PROBLEM REQUIREMENTS. Leave the pictures out. Retype exactly the lines below from the one containing "Clone this chart in matplotlib." through the one containing "plt.rcParams['font.family'] = ['Open", and no others.

EXERCISE MATERIALS.
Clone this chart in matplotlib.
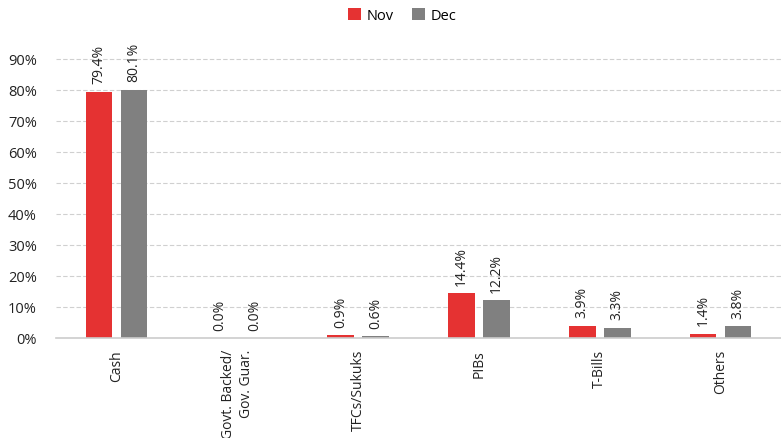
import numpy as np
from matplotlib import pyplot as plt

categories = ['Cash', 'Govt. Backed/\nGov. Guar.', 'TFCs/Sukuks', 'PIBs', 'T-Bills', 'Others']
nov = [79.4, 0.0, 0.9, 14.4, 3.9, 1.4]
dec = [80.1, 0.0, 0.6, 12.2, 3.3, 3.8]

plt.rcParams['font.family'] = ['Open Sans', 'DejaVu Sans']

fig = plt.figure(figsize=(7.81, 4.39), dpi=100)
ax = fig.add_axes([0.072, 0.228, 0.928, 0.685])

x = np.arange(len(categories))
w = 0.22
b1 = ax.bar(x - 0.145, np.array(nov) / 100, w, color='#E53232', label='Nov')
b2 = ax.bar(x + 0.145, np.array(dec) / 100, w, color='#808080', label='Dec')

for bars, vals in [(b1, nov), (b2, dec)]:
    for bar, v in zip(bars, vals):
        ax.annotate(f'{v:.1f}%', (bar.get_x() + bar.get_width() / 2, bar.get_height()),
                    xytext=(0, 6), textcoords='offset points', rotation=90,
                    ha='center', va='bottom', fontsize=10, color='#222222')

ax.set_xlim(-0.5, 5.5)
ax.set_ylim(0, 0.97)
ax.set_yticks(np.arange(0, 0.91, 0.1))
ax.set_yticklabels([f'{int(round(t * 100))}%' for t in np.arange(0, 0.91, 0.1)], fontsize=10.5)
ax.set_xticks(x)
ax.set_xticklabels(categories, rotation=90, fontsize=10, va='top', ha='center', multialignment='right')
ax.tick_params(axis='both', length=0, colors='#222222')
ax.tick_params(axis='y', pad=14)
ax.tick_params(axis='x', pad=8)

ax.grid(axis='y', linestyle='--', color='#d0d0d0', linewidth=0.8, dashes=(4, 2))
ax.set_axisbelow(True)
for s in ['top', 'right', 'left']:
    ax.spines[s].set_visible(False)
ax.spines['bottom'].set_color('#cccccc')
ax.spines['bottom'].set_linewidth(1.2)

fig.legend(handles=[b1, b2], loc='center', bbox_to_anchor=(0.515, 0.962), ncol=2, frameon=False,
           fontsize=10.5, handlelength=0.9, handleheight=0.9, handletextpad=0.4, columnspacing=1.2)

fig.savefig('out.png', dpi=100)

---

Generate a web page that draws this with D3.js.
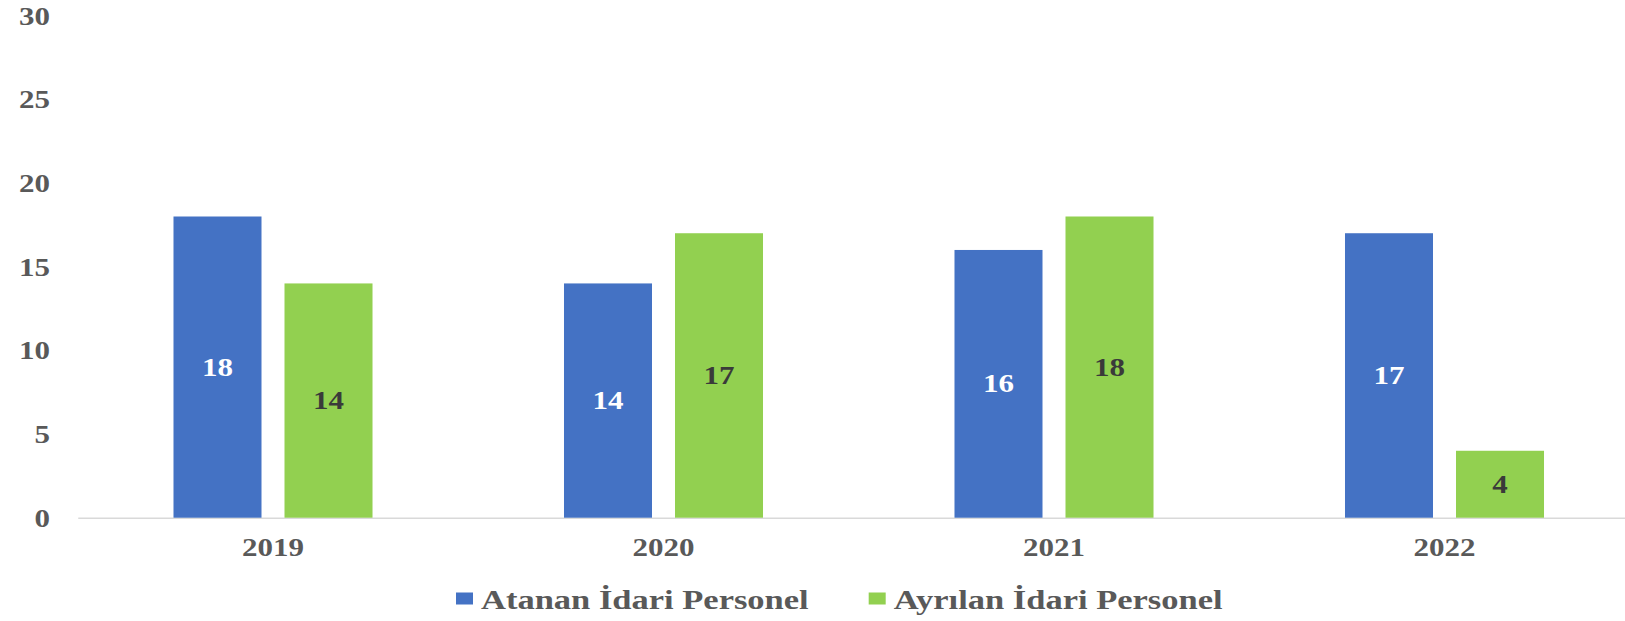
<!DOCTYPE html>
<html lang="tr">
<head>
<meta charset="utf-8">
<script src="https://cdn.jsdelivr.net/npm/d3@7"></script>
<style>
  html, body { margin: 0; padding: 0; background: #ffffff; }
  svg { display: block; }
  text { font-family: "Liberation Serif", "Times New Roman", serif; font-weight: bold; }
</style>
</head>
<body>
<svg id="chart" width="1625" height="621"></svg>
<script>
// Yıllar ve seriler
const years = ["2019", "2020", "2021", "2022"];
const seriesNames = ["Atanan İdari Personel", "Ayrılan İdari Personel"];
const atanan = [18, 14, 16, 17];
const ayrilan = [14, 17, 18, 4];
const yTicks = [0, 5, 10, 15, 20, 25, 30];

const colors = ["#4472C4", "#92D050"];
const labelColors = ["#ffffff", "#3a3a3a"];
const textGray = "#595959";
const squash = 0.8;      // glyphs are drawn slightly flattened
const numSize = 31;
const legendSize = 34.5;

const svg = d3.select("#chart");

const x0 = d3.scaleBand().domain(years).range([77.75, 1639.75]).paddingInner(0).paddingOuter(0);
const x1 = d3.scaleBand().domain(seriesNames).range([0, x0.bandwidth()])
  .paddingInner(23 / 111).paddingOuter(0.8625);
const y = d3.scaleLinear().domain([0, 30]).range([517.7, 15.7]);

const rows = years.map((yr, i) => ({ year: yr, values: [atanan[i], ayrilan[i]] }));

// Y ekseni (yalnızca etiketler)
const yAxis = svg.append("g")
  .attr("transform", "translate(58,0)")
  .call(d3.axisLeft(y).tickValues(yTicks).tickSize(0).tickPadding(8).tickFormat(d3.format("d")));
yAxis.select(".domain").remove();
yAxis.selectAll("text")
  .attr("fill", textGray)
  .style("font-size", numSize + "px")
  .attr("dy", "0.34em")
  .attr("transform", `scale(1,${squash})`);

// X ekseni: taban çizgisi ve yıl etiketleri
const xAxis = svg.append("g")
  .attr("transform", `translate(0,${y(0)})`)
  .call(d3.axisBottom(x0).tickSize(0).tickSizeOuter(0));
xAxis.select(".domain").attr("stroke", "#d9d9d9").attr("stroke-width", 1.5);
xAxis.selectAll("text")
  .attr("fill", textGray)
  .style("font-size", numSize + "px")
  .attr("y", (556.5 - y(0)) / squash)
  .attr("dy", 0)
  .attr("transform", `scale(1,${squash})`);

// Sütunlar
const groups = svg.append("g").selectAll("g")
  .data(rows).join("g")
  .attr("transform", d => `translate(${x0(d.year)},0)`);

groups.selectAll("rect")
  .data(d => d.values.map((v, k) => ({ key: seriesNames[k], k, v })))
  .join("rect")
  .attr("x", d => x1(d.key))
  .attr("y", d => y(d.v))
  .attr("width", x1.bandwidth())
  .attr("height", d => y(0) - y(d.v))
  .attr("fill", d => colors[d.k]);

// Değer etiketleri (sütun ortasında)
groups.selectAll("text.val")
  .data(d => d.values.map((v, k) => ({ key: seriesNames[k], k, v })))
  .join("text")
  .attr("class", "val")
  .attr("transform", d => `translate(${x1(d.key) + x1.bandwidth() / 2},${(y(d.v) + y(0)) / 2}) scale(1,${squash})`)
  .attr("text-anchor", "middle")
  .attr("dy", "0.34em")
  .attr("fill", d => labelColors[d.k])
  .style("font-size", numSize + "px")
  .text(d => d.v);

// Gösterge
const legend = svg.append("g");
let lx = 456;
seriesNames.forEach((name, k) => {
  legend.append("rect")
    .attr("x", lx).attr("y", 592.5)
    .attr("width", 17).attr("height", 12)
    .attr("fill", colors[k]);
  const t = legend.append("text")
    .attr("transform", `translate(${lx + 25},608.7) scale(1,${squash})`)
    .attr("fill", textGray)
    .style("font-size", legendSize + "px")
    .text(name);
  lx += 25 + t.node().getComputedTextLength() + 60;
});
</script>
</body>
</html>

---

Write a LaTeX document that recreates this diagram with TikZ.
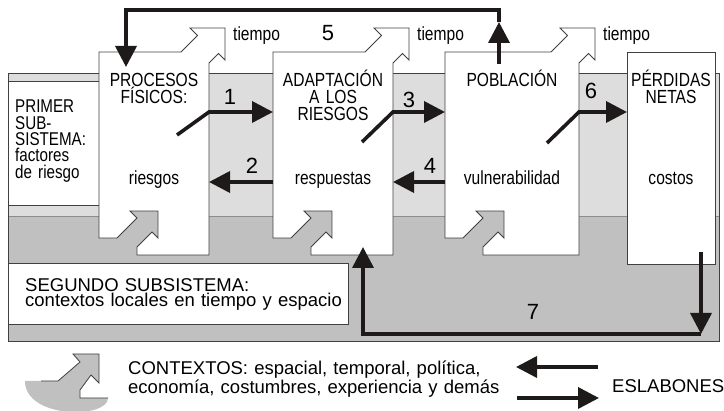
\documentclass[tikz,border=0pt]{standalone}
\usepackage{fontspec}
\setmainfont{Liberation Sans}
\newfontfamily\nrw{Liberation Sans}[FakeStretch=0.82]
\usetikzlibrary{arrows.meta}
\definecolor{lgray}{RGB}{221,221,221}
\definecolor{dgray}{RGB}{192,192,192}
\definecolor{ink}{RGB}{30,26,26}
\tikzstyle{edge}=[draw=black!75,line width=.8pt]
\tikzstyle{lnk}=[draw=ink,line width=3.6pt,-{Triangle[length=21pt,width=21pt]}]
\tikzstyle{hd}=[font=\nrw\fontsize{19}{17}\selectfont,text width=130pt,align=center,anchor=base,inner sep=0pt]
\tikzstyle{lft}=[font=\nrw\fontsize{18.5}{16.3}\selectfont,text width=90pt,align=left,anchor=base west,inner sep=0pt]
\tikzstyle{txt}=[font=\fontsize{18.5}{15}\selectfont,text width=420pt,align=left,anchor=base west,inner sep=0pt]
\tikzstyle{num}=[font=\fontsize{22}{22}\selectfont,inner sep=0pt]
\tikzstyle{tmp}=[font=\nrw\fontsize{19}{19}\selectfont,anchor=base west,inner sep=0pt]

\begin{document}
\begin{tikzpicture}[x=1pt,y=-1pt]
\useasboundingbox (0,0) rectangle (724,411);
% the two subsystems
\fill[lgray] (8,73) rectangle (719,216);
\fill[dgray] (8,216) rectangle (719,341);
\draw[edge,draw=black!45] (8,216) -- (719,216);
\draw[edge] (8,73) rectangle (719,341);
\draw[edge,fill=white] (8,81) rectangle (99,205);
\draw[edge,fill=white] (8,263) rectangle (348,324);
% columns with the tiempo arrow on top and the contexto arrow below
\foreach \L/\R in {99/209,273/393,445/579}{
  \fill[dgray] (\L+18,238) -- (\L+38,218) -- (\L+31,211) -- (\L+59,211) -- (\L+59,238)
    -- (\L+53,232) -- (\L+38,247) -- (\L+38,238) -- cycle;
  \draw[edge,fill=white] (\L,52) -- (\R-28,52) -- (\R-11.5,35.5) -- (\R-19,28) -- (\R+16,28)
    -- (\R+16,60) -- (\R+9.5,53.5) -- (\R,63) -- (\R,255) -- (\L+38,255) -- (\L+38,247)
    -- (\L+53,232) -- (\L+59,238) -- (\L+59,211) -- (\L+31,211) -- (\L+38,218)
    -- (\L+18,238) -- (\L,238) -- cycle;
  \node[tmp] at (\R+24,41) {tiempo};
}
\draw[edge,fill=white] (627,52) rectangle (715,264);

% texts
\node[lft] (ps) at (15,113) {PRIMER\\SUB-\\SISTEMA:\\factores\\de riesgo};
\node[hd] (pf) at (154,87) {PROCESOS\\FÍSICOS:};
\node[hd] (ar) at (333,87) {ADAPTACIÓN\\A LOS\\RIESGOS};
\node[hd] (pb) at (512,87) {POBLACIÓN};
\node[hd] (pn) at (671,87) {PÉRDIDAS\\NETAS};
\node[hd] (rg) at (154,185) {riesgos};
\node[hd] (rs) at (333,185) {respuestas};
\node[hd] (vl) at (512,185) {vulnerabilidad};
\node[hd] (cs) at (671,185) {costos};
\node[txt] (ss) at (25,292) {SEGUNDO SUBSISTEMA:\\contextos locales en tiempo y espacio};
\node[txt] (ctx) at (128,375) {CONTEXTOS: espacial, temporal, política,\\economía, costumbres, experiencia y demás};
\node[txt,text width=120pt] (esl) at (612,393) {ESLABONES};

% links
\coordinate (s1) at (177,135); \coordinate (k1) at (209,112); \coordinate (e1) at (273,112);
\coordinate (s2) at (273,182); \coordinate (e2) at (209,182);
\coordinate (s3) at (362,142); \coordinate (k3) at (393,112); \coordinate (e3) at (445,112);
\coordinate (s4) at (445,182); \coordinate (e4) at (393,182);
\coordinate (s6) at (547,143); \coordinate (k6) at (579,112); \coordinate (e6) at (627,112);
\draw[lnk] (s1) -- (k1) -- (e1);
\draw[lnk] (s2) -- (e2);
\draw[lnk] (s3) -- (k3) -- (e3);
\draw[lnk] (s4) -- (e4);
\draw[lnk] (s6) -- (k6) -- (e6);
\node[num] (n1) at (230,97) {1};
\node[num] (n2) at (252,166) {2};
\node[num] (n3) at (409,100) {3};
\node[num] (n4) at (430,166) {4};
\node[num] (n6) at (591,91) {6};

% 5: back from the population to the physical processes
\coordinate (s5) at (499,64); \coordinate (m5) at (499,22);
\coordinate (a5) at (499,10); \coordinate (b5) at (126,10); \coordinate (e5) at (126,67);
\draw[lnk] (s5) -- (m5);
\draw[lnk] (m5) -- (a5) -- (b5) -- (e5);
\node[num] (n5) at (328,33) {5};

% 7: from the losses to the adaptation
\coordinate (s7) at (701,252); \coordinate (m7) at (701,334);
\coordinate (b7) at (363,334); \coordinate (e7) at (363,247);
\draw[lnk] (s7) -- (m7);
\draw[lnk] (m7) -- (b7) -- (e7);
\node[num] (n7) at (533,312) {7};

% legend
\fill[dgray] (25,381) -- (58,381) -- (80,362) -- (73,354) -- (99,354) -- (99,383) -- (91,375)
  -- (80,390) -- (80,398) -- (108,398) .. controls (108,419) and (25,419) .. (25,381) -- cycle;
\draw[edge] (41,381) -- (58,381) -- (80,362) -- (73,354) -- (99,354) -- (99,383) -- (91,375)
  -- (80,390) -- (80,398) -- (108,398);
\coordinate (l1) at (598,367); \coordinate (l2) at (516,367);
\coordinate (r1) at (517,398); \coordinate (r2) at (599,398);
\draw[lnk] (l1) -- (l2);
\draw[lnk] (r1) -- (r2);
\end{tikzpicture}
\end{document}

COMPLETE OUTPUT.
Clone this chart in matplotlib.
import numpy as np
from matplotlib import pyplot as plt

categories = ['Cash', 'Govt. Backed/\nGov. Guar.', 'TFCs/Sukuks', 'PIBs', 'T-Bills', 'Others']
nov = [79.4, 0.0, 0.9, 14.4, 3.9, 1.4]
dec = [80.1, 0.0, 0.6, 12.2, 3.3, 3.8]

plt.rcParams['font.family'] = ['Open Sans', 'DejaVu Sans']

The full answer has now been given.